Question

A racquet ball with mass m = 0.256 kg is moving toward the wall at v = 11.8 m/s and at an angle of θ = 29° with respect to the horizontal. The ball makes a perfectly elastic collision with the solid, frictionless wall and rebounds at the same angle with respect to the horizontal. The ball is in contact with the wall for t = 0.066 s.

1)

What is the magnitude of the initial momentum of the racquet ball?

kg-m/s

2)

What is the magnitude of the change in momentum of the racquet ball?

kg-m/s

3)

What is the magnitude of the average force the wall exerts on the racquet ball?

Answer 1

Step-by-step explanation:

Given that,

Mass of the, m = 0.256 kg

Initial peed of the ball, v = 11.8 m/s

The ball is in contact with the wall for t = 0.066 s

(1) The magnitude of the initial momentum of the racquet ball is given by :

p = mv

`p=0.256\ kg* 11.8\ m/s\\\\p=3.02\ kg-m/s`

(2) It is projected at angle of 29 degrees. The ball makes a perfectly elastic collision with the solid, frictionless wall and rebounds at the same angle with respect to the horizontal.

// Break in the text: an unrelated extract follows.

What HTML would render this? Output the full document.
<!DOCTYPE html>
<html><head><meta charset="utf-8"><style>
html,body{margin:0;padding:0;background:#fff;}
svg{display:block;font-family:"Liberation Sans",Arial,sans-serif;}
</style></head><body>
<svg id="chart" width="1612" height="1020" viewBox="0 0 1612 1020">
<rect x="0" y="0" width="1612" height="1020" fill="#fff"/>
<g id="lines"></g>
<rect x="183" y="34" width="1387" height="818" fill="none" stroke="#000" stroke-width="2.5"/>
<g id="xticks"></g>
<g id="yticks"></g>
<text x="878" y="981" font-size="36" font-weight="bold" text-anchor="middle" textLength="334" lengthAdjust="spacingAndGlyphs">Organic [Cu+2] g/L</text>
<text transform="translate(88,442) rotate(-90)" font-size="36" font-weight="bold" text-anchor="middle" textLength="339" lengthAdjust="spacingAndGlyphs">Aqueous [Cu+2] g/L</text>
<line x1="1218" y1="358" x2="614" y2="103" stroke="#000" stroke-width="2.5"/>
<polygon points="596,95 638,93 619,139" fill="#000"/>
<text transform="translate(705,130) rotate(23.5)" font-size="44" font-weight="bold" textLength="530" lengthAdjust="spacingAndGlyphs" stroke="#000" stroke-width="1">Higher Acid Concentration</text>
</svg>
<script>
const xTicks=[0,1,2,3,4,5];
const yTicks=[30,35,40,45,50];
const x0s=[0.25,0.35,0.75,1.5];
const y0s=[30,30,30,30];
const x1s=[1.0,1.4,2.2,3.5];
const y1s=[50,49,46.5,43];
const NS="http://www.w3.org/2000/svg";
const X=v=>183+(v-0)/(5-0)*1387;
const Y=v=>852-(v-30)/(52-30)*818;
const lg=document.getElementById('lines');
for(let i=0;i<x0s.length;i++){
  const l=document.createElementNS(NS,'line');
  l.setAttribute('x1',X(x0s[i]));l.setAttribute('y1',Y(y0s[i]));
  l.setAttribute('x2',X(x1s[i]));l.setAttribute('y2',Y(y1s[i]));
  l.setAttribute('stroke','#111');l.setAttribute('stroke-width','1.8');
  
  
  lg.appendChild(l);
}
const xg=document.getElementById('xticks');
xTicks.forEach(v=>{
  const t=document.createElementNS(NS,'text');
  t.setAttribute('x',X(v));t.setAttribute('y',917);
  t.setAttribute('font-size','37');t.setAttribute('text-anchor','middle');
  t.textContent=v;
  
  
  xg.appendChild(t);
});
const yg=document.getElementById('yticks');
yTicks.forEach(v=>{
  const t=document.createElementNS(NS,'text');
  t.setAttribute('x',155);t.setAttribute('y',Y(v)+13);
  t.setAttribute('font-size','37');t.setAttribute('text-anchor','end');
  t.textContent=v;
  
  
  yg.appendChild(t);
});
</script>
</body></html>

The change in momentum of the racquet ball is given by :

`\Delta p = m(v\cos \theta - (-v\cos \theta))\\\\\Delta p = m(v\cos \theta - (-v\cos \theta))\\\\\Delta p = 2mv\cos \theta\\\\\Delta p = 2* 0.256 * 11.8* \cos (29)\\\\\Delta p=5.28\ kg-m/s`

(3) Impulse is equal to the change in momentum.

`\Delta p=Ft\\\\F=(\Delta p)/(t)\\\\F=(5.28)/(0.066 )\\\\F=80\ N`

Hence, this is the required solution.